[start]

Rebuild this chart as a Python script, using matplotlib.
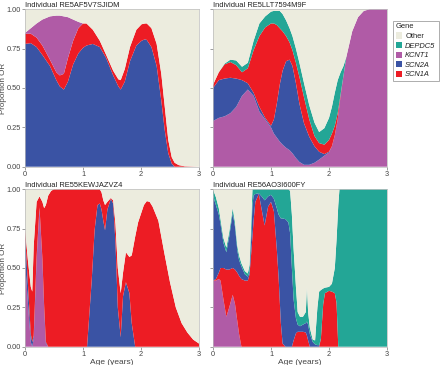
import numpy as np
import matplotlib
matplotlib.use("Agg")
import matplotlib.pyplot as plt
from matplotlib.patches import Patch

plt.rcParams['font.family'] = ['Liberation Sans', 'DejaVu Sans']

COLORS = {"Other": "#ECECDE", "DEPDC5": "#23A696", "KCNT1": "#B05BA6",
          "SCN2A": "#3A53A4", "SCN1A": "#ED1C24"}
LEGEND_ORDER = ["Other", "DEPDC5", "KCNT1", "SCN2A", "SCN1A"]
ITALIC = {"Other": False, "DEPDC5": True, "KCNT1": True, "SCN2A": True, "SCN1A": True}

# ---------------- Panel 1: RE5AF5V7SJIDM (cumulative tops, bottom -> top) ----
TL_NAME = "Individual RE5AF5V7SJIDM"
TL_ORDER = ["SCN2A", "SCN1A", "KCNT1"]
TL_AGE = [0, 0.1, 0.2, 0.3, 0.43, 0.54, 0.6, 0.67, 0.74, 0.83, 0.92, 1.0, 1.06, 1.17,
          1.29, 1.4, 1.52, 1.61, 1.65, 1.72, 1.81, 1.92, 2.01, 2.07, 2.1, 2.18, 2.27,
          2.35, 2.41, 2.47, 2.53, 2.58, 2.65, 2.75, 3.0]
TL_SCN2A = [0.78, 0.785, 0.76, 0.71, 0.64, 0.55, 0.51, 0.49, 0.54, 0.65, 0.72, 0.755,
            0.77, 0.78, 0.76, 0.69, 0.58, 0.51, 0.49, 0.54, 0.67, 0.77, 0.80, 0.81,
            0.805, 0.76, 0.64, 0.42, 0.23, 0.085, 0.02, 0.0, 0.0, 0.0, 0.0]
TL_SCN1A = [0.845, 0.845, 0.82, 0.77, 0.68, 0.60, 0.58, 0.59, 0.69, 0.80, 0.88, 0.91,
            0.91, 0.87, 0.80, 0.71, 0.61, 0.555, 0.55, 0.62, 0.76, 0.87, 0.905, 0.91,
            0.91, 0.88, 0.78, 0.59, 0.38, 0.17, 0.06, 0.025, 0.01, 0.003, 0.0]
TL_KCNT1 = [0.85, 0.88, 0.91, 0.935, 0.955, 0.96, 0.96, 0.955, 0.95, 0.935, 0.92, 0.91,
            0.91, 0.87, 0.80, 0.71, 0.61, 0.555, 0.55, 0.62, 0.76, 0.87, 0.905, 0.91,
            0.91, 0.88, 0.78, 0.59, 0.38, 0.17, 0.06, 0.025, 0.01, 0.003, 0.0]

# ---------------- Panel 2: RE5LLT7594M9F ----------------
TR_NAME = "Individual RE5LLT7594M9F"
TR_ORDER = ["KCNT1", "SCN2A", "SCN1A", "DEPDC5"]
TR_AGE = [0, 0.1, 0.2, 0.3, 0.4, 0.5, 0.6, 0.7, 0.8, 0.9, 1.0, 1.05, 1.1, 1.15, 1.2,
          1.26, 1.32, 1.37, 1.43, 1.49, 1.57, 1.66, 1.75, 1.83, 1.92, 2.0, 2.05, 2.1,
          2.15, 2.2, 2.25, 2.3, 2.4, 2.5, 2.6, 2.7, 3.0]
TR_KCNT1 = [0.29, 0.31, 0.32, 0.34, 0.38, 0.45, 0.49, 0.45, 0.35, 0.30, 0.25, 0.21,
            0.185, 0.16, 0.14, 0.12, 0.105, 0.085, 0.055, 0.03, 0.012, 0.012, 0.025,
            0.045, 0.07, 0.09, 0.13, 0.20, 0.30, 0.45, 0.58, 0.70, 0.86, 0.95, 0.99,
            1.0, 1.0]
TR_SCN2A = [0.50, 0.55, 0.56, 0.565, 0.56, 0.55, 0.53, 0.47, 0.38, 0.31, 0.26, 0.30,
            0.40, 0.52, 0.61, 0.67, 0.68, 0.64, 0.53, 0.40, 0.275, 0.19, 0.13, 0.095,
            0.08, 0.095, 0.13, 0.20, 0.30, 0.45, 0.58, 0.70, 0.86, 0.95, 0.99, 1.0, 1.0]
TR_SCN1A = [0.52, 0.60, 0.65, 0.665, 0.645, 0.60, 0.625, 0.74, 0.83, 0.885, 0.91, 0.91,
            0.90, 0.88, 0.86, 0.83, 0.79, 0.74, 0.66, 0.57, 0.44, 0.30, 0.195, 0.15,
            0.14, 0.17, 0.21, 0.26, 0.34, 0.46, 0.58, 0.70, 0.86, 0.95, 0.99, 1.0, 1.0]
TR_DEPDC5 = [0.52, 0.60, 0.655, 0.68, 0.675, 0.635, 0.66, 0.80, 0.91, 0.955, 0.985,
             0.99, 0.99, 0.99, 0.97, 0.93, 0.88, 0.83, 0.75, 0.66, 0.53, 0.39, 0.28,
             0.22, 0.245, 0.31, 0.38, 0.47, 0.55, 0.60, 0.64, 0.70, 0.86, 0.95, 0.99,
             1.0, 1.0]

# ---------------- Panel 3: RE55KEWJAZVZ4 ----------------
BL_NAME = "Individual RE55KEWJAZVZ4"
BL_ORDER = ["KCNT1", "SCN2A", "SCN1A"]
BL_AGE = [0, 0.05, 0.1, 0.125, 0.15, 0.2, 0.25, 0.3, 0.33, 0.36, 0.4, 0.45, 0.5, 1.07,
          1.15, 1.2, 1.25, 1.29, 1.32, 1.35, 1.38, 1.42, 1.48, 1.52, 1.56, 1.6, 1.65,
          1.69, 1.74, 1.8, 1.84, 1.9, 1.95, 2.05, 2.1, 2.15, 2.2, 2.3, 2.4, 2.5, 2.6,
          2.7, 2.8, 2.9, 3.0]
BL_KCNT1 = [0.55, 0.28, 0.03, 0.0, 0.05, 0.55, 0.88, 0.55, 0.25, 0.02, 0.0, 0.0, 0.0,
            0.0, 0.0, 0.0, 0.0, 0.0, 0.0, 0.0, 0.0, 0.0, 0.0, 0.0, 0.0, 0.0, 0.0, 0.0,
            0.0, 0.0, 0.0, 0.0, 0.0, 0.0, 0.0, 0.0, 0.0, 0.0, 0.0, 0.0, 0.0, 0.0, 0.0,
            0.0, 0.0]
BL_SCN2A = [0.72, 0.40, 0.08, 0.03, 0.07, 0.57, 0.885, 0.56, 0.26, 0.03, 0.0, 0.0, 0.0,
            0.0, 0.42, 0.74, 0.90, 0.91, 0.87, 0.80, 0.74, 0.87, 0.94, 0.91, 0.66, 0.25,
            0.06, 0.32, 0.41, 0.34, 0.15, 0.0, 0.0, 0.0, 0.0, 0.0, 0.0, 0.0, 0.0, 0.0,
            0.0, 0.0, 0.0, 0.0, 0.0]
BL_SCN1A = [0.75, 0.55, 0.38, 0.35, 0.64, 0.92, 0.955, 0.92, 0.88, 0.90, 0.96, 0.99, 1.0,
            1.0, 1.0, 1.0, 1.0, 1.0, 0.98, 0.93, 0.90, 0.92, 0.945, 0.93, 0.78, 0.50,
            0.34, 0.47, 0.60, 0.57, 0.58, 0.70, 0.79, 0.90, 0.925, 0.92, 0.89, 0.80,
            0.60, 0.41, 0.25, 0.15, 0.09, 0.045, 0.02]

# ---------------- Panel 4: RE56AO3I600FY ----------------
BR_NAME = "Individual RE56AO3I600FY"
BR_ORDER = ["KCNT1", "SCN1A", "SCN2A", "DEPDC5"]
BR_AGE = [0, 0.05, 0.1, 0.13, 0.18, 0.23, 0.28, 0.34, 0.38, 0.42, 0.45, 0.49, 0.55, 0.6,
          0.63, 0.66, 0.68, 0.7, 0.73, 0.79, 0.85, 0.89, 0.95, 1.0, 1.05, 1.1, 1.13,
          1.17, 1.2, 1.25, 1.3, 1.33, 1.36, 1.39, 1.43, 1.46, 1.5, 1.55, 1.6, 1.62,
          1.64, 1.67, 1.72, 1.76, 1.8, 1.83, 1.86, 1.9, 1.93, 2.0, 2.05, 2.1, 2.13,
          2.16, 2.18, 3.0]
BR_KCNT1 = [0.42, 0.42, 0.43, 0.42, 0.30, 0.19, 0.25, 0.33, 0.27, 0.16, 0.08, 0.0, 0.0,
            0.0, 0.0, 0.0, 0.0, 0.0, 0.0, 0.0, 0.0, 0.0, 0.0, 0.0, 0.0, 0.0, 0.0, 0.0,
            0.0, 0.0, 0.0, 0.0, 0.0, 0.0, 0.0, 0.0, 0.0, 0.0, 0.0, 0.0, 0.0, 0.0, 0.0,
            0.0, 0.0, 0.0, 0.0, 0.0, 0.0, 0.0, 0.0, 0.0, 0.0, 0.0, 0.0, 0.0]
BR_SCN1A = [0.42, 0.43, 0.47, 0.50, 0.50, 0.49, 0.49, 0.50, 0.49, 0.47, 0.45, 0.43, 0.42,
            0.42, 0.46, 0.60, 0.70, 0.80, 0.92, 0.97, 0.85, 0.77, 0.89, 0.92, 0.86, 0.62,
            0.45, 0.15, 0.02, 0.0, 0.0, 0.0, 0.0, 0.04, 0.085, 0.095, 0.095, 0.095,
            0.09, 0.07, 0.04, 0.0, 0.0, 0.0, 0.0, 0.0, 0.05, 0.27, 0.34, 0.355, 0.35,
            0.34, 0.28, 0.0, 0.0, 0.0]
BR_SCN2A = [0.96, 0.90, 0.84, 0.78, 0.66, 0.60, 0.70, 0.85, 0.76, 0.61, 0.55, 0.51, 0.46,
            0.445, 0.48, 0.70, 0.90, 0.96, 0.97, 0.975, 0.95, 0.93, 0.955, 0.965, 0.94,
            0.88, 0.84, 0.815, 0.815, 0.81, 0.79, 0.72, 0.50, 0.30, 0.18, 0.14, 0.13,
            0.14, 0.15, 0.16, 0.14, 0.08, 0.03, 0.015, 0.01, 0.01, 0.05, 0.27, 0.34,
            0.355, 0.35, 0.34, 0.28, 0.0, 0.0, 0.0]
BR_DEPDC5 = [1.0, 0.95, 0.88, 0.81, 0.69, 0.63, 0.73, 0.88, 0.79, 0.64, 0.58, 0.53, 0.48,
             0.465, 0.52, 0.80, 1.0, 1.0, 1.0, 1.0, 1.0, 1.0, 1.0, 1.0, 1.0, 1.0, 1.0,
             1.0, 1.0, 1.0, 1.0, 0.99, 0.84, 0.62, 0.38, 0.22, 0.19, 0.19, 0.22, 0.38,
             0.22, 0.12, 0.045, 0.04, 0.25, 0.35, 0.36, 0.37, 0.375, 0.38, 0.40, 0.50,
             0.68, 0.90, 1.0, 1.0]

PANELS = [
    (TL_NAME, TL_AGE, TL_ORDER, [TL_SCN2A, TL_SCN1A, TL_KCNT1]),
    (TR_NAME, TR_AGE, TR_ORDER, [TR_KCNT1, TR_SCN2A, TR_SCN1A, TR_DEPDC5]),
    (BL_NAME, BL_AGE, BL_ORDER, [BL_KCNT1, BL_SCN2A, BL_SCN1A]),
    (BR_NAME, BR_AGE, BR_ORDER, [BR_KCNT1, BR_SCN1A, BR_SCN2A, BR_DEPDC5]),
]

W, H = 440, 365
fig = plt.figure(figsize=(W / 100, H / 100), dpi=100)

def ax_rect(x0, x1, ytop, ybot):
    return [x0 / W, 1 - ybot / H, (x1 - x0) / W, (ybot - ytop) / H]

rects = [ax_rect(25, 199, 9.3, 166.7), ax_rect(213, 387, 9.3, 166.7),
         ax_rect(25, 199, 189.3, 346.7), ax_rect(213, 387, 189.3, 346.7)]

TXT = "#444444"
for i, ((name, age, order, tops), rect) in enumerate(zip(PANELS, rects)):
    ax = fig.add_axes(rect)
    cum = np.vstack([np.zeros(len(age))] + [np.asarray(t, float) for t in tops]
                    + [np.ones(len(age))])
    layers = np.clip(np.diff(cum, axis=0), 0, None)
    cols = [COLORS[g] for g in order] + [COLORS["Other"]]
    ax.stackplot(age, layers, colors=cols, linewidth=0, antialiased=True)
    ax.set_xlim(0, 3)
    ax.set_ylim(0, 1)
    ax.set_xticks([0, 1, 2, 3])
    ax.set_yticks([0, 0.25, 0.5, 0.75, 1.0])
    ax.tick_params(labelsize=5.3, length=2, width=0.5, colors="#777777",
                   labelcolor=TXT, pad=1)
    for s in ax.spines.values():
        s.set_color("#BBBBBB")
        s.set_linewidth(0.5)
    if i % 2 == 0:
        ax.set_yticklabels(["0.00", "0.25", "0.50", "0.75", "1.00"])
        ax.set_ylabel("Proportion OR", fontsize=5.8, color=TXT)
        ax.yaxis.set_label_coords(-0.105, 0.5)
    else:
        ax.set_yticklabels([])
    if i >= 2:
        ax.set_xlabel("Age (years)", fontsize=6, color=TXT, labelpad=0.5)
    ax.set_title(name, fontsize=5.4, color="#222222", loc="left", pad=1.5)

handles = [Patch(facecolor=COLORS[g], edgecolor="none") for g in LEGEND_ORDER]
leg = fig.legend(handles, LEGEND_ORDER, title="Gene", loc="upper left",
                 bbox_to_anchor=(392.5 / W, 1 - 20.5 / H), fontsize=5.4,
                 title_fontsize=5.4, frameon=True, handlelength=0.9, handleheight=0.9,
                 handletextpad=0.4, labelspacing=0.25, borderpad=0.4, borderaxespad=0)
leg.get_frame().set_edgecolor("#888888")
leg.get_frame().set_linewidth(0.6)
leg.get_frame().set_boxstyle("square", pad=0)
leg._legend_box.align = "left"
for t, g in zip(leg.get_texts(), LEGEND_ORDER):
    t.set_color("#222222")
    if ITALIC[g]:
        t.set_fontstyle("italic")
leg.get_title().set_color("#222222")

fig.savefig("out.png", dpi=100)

[end]

• TO BE DONE: Your task is to return the lines above, from the first one up to and including the line containing "plt.rcParams['font.family'] = ['Liberation", minus any pictures.

• COMPLETE ANSWER:
Rebuild this chart as a Python script, using matplotlib.
import numpy as np
import matplotlib
matplotlib.use("Agg")
import matplotlib.pyplot as plt
from matplotlib.patches import Patch

plt.rcParams['font.family'] = ['Liberation Sans', 'DejaVu Sans']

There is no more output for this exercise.